Glad you enjoyed them. Here are a few more. The first is E29A in Butte, MT. E 74 was taken in Deer Lodge, MT. I don't know where E77 was, and the last is E 71 in Deer Lodge, MT. The quality may not be the best. Scanning and enlarging these pictures aren't easy.
Haugen, MT to Avery, ID
The first shot is at the east portal substation, near Haugen, MT where the route turns south towards Avery. The next is one of the many trestles that the route goes over as it twists and turns from one side of the canyon to the other, sometimes passing itself on the other side of the canon. There are numerous tunnels also along this route. The third shot is where it starts to come out of the canyon as the elevation drops, and the last was taken along the Saint Joe River, just northeast of Avery.
Here are more pictures. The first is a set of box cabs at east portal. The next is taken as an eastbound train crosses over the Clark Fork River at Saint Regis, MT. The line also crosses over the Former Northern Pacific (now BNSF) trackage. Even today, if you drive along I-90 west out of Missoula, MT, you can still see the BNSF line with the abandoned Milwaukee right of way along with the abandonded tunnels and trestles sometimes running right along side each other. The third is a westbound coming through Deer Lodge, MT, and the last is a set of boxcabs climbing eastbound out of Butte, MT over Pipestone Pass. The track over pipestone is still in use today in case rail traffic has to be rerouted in case of a closure somewhere on the line by the BNSF or Montana Rail Link.
Last edited by montanan; 07-31-2012 at 06:43 AM.
It is a shame that the Milwaukee Road is long gone. The management shot themselves in the foot a number of times which helped bring on the demise. When the oil crisis hit in the early 70's, what did the milwaukee do? they ceased electrical operations, which would have saved them millions of dollars. Yes, the electric locomotives were old, but they easily could have hung in there for a few more years. They were in need of cash and by selling the copper in the overhead catenary, they figured they could aise about $10 million. The sale really didn't help them because of the condition of thier track.

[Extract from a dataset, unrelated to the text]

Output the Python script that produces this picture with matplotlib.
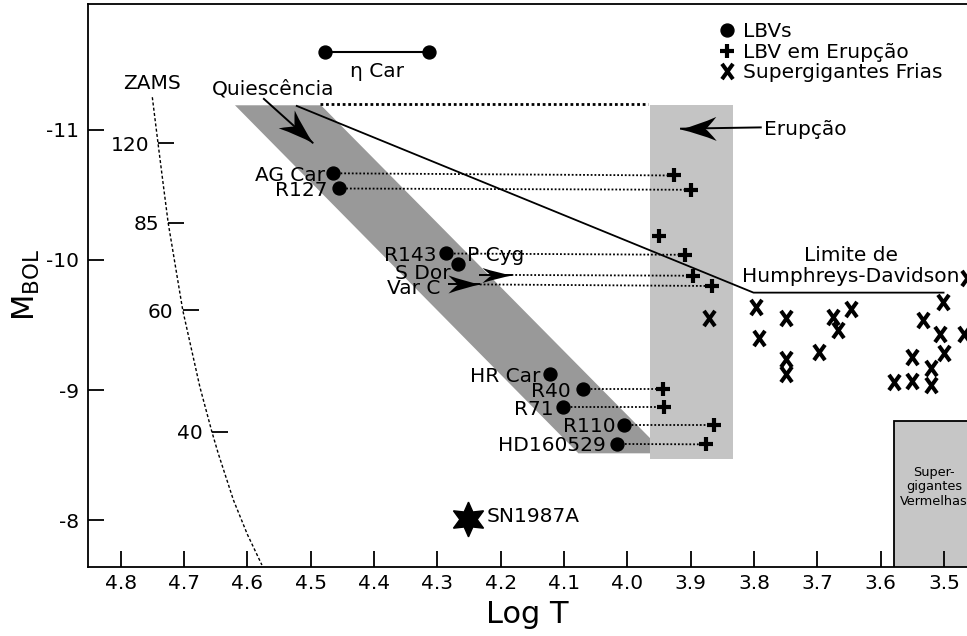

Much of the western area of the road was under slow orders and transit times increased, which in turn started losing them business.

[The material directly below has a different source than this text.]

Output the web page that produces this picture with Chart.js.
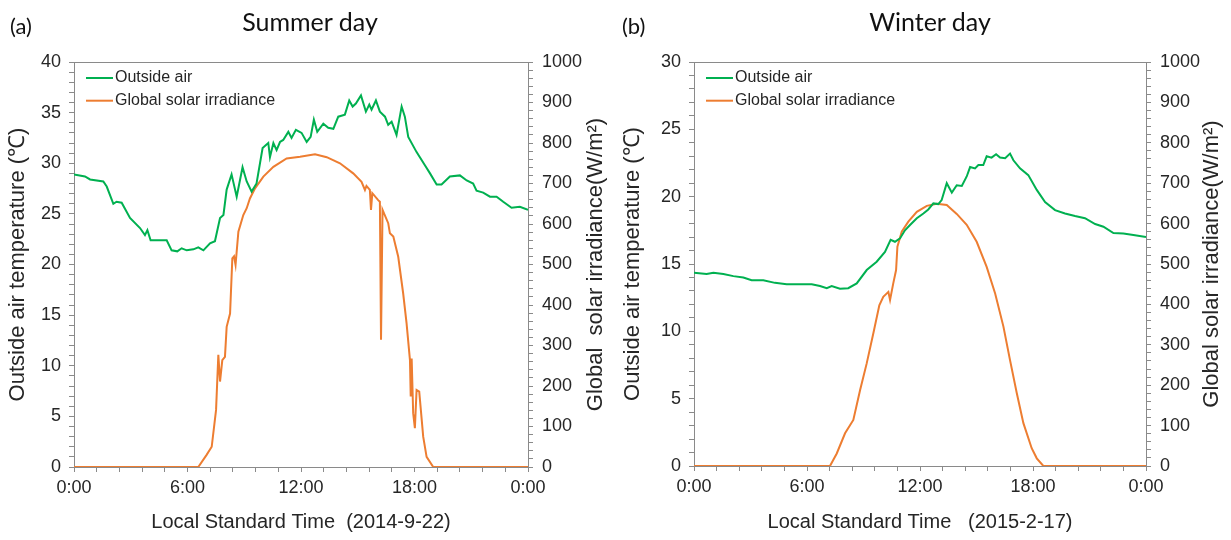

Also in the 70's, right after the merger that created the Burlington Northern, the Chicago and Northwestern offered to sell out to the Milwaukee, but the board rejected this. It was something that they really needed.
Things kept going down hill and finally, even after restructuring, they were still losing money, and in February of 1985, rail operations were sold to the Soo Line. A lot of the equipment was either sold off or used by the Soo, and all track in whe western regions was either sold off or torn up.

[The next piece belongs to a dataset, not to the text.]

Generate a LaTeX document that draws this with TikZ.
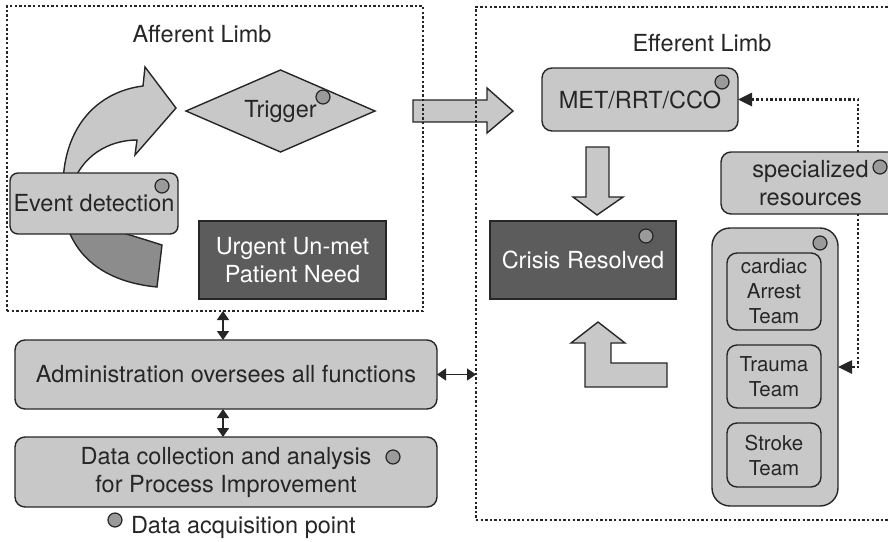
\documentclass[tikz,border=0pt]{standalone}
\usepackage{fontspec}
\setmainfont{TeX Gyre Heros}
\usetikzlibrary{arrows.meta,shapes.geometric}

\definecolor{boxfill}{HTML}{C8C8C8}
\definecolor{darkfill}{HTML}{5C5C5C}
\definecolor{tailfill}{HTML}{8C8C8C}
\definecolor{dotfill}{HTML}{9A9A9A}
\definecolor{ink}{HTML}{262626}

\begin{document}
\begin{tikzpicture}[x=1pt,y=-1pt,
  every node/.style={inner sep=0pt, outer sep=0pt, text=ink, align=center,
    font=\fontsize{23.5}{28}\selectfont},
  limb/.style={draw=ink, line width=2.6pt, dash pattern=on 2.4pt off 2.2pt},
  lightbox/.style={draw=ink, fill=boxfill, line width=1.4pt, rounded corners=10pt},
  darkbox/.style={draw=ink, fill=darkfill, line width=1.4pt, text=white},
  blockarrow/.style={draw=ink, fill=boxfill, line width=1.4pt, line join=miter},
  acq/.style={circle, draw=ink, fill=dotfill, line width=1.2pt, minimum size=14pt},
  teamtext/.style={font=\fontsize{20.5}{25}\selectfont},
  feed/.style={draw=ink, line width=2.6pt, dash pattern=on 2.4pt off 2.2pt,
    -{Triangle[length=14pt,width=13pt]}},
  link/.style={draw=ink, line width=1.6pt,
    {Triangle[length=9pt,width=12pt]}-{Triangle[length=9pt,width=12pt]}}
]
\useasboundingbox (0,0) rectangle (888,541);

% curved arrow from event detection up to the trigger
\path[blockarrow] (63,190) .. controls (62,130) and (95,92) .. (143,86)
  -- (145,67) -- (176,108) -- (135,155) -- (137,140)
  .. controls (110,140) and (80,155) .. (71,190) -- cycle;
% darker tail of the curved arrow
\path[blockarrow, fill=tailfill] (67,226) .. controls (80,265) and (115,283) .. (157,287)
  -- (162,245) .. controls (140,238) and (120,232) .. (100,226) -- cycle;

% block arrows
\path[blockarrow] (413,100) -- (487,100) -- (487,88) -- (513,111) -- (487,133)
  -- (487,122) -- (413,122) -- cycle;
\path[blockarrow] (586,147) -- (609,147) -- (609,197) -- (623,197) -- (597,215)
  -- (573,197) -- (586,197) -- cycle;
\path[blockarrow] (598,322) -- (625,343) -- (611,343) -- (611,363) -- (667,363)
  -- (667,387) -- (585,387) -- (585,343) -- (571,343) -- cycle;

% the two limbs
\node[limb, rectangle, minimum width=416pt, minimum height=305pt] (aff) at (215,158.5) {};
\node[limb, rectangle, minimum width=430pt, minimum height=513pt] (eff) at (691,263.5) {};
\node (afflabel) at (202,34) {Afferent Limb};
\node (efflabel) at (702,43) {Efferent Limb};

% afferent limb contents
\node[lightbox, rounded corners=8pt, minimum width=168pt, minimum height=61pt] (event) at (94,203.5) {Event detection};
\node[acq] (eventdot) at (162,186) {};
\node[diamond, aspect=2.3, draw=ink, fill=boxfill, line width=1.4pt,
  minimum width=189pt, minimum height=82pt] (trigger) at (280.5,111) {Trigger};
\node[acq] (triggerdot) at (323,97) {};
\node[darkbox, minimum width=187pt, minimum height=78pt] (need) at (292.5,260) {Urgent Un-met\\Patient Need};

% efferent limb contents
\node[lightbox, minimum width=196pt, minimum height=63pt] (met) at (640,99.5) {MET/RRT/CCO};
\node[acq] (metdot) at (722,82) {};
\node[darkbox, minimum width=186pt, minimum height=78pt] (crisis) at (583,260) {Crisis Resolved};
\node[acq] (crisisdot) at (646,236) {};
\node[lightbox, minimum width=179pt, minimum height=62pt] (spec) at (810.5,183) {specialized\\resources};
\node[acq] (specdot) at (880,167) {};
\node[lightbox, rounded corners=18pt, minimum width=126pt, minimum height=278pt] (teams) at (775,367) {};
\node[acq] (teamsdot) at (820,243) {};
\node[lightbox, teamtext, minimum width=94pt, minimum height=77pt] (cardiac) at (774,291.5) {cardiac\\Arrest\\Team};
\node[lightbox, teamtext, minimum width=94pt, minimum height=63pt] (trauma) at (774,376.5) {Trauma\\Team};
\node[lightbox, teamtext, minimum width=94pt, minimum height=64pt] (stroke) at (774,455) {Stroke\\Team};

% feedback from the specialized resources
\coordinate (spectop) at (858,152);
\coordinate (specbot) at (858,214);
\draw[feed] (spectop) |- (met.east);
\draw[feed] (specbot) |- (teams.east);

% oversight and data collection
\node[lightbox, minimum width=422pt, minimum height=69pt] (admin) at (226,374.5) {Administration oversees all functions};
\node[lightbox, minimum width=422pt, minimum height=70pt] (data) at (226,472) {Data collection and analysis\\for Process Improvement};
\node[acq] (datadot) at (393,457) {};

\coordinate (spine) at (223,0);
\draw[link] (aff.south -| spine) -- (admin.north -| spine);
\draw[link] (admin.south -| spine) -- (data.north -| spine);
\draw[link] (admin.east) -- (admin.east -| eff.west);

% legend
\node[acq] (legenddot) at (115,520) {};
\node[anchor=west] (legend) at (131,527) {Data acquisition point};
\end{tikzpicture}
\end{document}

I have been over the old right of way between Toston, MT and Ringling, MT on horseback through Sixteen Mile Canyon, or at least a lot of it. Less than a mile from where I live is the Gallatin Gateway Inn, which the Milwaukee built and started operating in 1927. Passengers would be brought in to the inn on a spur from Three Forks, MT, where they would spend the night at the inn and then travel south to Yellowstone Park by motor coach. A few more miles down the road is one the the brick power substations that is now has been remodeled into a private residence. Even though the milwaukee is gone, a lot of history and physical evidence of the Milwaukee Roads presence in montana still exiats. Some of their depots, freight cars, cabooses and electric locomotives are on display all over the state.